Sunday, April 10, 2011

Learning History: How Way Leads on to Way

I have been thinking about how I learn history and realize that I do not follow any singular approach. This "revelation" has me thinking about how history is taught in high schools, which often is based on a strict attendance to time line. Now to be sure, I am not suggesting that I don't value chronology, as I do.  I understand chronology as one way of organizing historical events.  I just am uncertain if it makes sense to teach history through a chronological method.  More times than not, I use an associative method to interest me to learn about history. Like that lovely line from Robert Frost about how way leads on to way, much of what I know that one might categorize as history has been initiated by juxtaposing ideas.

The Human Condition (Collage about Hannah Arendt, Reilly, 3.09
Many years ago (early 1980s), I read a poem by Carolyn Forche, The Colonel. I have never forgotten this poem or how it moved me to know more about the nature of evil. Years after that (1994) I am rereading Maxine Greene's (1988) The Dialectic of Freedom, a text I will be using to teach graduate students at the New School of Social Research, and I begin to think about Hannah Arendt.  At that moment, I know of Arendt, have read about her and about her ideas, but I have not directly read any sustained text and so I read The Life of Mind --Thinking--Willing and key in on the idea of evil's agents being thoughtless.

Years after that (2008) I will write the following in an essay about teaching (Restoring points of potentiality: Sideshadowing in elementary classrooms ) that will later be published without this section:  
While thinking about sideshadowing and planning, I have also been rereading Hannah Arendt’s The Life of Mind - Thinking - Willing in which she accounts the trial of Nazi Adolf Eichmann in 1960. Arnedt said that she thought she would be seeing a horrific man of evil in that Jerusalem courtroom.  Yet, she writes: “The deeds were monstrous, but the doer—at least the very effective one now on trial—was quite ordinary, commonplace and neither demonic nor monstrous” (1978, p. 4). In characterizing Eichmann’s only “notable behavior,” Arendt concludes, “it was not stupidity,  but thoughtlessness” (p. 4).
Arendt catalogs the devices of thoughtlessness when she writes:   “Clichés, stock phrases, adherence to conventional, standardized codes of expression and conduct have the socially recognized function of protecting us against reality, that is, against the claim on our thinking attention that all events and facts make by virtue of their existence" (1978, p. 4).  In reading Arendt’s list of thoughtlessness devices, I thought again about Roberto.  What is Roberto learning in the moments when he is silenced? What are we teaching?  Can we afford it?
This discussion of evil and mindlessness will later inform my reading of an enacted unit of study about genocide conducted through performative pedagogy that took place in a middle school classroom and became this chapter (Sowing Seeds of Social Justice through Performative Pedagogy ).

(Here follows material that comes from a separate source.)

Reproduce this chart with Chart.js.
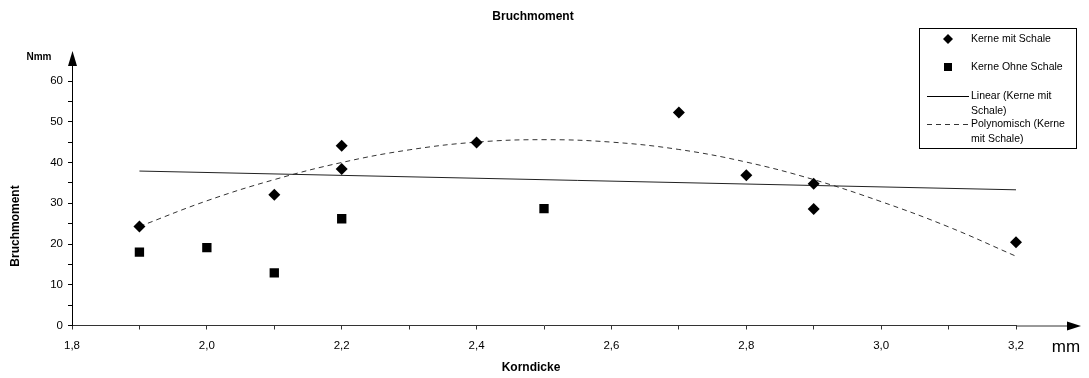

So what does all this mean?  

I am wondering if the linear construction of a history via a time line doesn't overly simplify it, and perhaps even sanitize it, and maybe make it less interesting to students as the important thinking (placing things of relevance next to one another) is already done.  Wondering what you think.



Works Cited:
Arendt, Hannah. 1978. The life of mind--thinking--willing. NY: Ed Harvest.
Greene, Maxine. 1988. The dialectic of freedom. NY: Teachers College Press.